The Free Beacon could not reach Seidman for comment.
The political bent is not just limited to political donors. Berlau pointed out that Adam Levitin, a law professor at Georgetown, is a “highly partisan liberal academic.” Levitin’s Georgetown website says that he wrote a paper on “the Public Option in Housing Finance.” Berlau could not point to a comparable conservative academic to balance Levitin on the panel.
This panel gives “Cordray the illusion of support for doing what he already wants to do—to pursue the liberal, big-government policy he already wants to pursue,” Berlau said.
The only pure Republican donor is Jo Ann Barefoot of Treliant Risk Advisors. She gave a one-time donation of $1,000 to Mitt Romney on March 6—Super Tuesday, when Romney appeared stuck in a tough fight with former Pennsylvania senator Rick Santorum.
Like CFPB Director Cordray, Barefoot is from Ohio. Before she was tapped to sit on the advisory board, the media often quoted her in articles regarding the CFPB, including one where she argued that the CFPB will come to dominate the consumer financial regulatory sphere: “The Bureau will take enforcement actions that amount to guidance for the other agencies,” she was quoted as saying. Barefoot could not be reached for comment.
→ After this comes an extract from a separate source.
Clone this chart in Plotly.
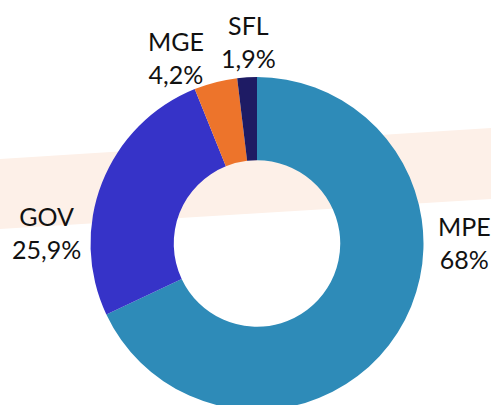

Cordray has been pegged as a potential candidate for the Ohio gubernatorial race in 2014.
Cordray’s tenure at the helm of the CFPB has been marked by controversy. President Obama used a recess appointment to get Cordray to his post over the objections of the Senate.
Now Cordray’s Bureau is caught up in a lawsuit against the Dodd-Frank financial reform act. The plaintiffs, including the CEI, contend that the CFPB is unconstitutional because it is “not subject to sufficient checks by other branches of government.” They also argue that Cordray’s appointment was unconstitutional.
The Consumer Financial Protection Bureau did not return a request for comment.